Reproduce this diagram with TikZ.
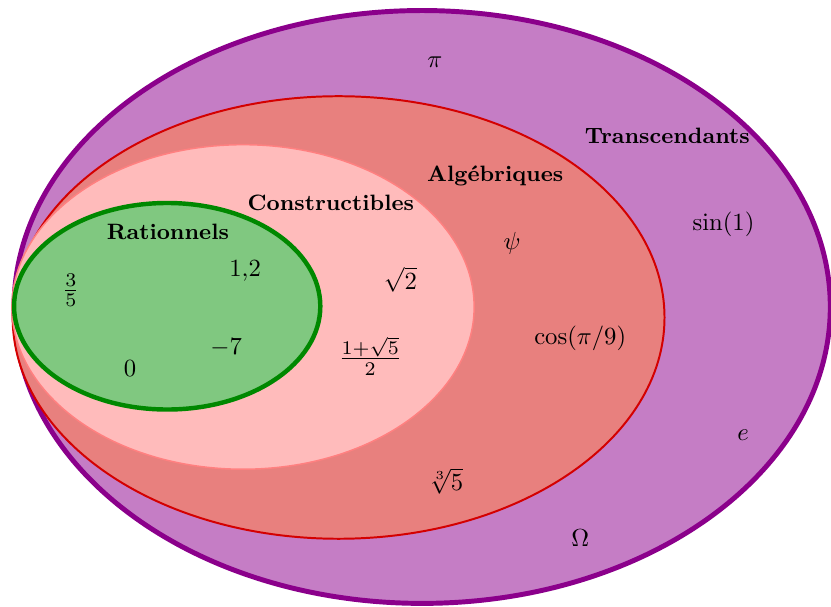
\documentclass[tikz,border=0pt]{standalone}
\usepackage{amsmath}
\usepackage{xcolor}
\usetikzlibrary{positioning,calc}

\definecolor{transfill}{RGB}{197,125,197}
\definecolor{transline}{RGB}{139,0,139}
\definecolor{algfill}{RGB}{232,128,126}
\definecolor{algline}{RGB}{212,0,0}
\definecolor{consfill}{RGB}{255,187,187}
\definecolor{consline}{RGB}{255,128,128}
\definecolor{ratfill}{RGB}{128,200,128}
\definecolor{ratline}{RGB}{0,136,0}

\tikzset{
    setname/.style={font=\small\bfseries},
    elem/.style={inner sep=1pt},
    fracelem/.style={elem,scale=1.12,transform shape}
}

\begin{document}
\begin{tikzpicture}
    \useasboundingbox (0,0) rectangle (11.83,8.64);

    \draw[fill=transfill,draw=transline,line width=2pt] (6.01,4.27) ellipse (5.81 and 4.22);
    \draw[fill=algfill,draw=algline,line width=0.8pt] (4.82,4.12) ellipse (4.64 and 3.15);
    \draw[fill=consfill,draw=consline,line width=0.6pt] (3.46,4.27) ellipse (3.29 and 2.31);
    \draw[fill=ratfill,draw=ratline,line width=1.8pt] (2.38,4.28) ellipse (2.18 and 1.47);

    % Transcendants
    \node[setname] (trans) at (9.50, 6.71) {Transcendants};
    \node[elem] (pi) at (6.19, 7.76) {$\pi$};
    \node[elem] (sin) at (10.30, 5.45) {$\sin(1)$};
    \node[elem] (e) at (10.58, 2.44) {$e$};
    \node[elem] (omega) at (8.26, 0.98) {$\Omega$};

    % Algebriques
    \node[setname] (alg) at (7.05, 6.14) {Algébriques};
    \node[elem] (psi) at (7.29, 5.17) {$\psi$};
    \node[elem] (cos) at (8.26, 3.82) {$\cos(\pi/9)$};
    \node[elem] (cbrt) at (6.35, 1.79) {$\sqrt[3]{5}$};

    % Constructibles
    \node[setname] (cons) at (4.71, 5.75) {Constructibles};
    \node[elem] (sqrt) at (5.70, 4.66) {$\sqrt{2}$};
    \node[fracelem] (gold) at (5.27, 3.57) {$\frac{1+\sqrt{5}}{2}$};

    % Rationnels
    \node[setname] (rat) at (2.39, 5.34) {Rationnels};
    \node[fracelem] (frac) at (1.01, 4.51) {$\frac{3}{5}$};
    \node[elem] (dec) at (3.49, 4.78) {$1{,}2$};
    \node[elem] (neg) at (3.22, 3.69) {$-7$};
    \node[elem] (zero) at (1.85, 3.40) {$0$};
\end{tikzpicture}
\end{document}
•••••
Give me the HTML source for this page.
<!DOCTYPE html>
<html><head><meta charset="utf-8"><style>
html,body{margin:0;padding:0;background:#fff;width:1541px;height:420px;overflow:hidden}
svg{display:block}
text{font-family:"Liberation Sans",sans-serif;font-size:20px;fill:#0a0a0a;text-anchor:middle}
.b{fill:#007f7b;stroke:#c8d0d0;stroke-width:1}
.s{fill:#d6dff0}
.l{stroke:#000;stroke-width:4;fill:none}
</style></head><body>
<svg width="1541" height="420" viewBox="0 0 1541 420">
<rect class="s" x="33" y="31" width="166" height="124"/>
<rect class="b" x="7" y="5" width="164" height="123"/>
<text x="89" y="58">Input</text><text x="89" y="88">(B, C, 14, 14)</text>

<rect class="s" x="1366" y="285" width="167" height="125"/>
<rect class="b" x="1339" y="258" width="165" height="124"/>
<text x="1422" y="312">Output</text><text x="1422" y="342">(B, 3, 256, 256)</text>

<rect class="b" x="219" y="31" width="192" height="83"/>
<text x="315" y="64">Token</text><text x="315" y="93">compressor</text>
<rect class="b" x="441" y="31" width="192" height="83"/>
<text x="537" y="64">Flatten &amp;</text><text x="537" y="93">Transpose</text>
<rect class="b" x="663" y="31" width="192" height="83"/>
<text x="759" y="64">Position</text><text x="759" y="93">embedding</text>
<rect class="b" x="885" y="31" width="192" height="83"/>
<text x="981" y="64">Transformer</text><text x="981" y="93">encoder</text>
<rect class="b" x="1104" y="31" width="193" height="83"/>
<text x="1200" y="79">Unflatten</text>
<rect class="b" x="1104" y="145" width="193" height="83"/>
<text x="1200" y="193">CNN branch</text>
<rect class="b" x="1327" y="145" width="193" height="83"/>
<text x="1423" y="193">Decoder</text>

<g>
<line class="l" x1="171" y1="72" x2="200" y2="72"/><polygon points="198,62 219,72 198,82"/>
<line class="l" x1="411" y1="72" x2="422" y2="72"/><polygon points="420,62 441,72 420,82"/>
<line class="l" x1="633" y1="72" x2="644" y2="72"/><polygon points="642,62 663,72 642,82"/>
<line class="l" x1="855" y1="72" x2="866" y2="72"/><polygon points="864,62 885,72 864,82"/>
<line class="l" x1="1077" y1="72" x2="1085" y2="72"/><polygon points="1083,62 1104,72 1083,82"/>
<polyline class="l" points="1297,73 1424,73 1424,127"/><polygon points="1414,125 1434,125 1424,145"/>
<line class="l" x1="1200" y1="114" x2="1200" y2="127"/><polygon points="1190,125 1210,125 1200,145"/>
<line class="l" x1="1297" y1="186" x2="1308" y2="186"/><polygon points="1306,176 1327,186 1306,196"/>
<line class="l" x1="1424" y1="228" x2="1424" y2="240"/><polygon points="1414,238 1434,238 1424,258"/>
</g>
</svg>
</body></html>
•••••
> [What to do]:
Locate the lines above that hold the word "this". Show every one of them.

> [Response]:
Reproduce this diagram with TikZ.
Give me the HTML source for this page.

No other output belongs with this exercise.